Live market update, 22 July Asia session
As shown, the weekly downside target area was breached this week and the current wick is compelling as it represents a correction on the lower time frames.
It is early days yet, but presuming that the week will close bearishly with a lower weekly close, the prospects of a bearish continuation will be even higher.
Meanwhile, zooming out to the monthly time frame and applying volume profile analysis, the price is well below the Point of Control dating all the way back to 2005.
In more recent annual ranges, the Point of Control since the summer of 2017 is located at 82.00 the figure.
While there are probabilities that the price will retest the level in due course, the current trajectory and momentum are with the bears for the time being.
In fact, the price has broken below the 38.2% Fibo.
The market would, therefore, be expected to continue to test the 50% mean reversion and the confluence of prior structure, if not continue all the way to the old resistance and confluence of the 61.8% Fibo.

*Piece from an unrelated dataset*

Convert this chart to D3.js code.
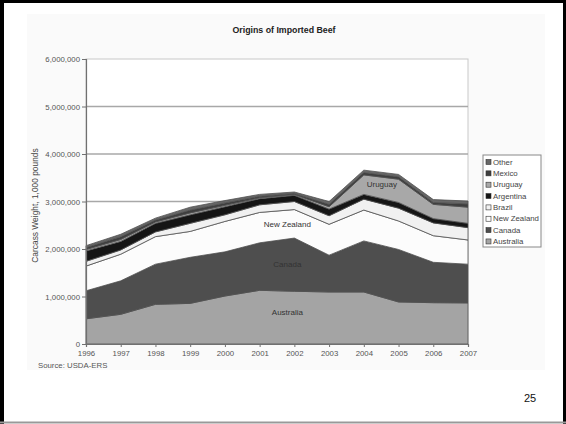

These levels are located at 79.50 and 78.00 respectively.
Meanwhile, taking into consideration the weekly wick:
... and the daily chart's subsequent correction:
... there are prospects of a downside continuation to test the monthly confluence of the 50% mean reversion and the daily -272% target area near 79.50.
However, with that being said, there is still room to go in this correction to the upside until a 50% mean reversion of the current daily bearish impulse at 81.3320.
In any case, bears will be looking for upside deceleration and bearish structure from within this correction to position for a downside continuation in the coming sessions.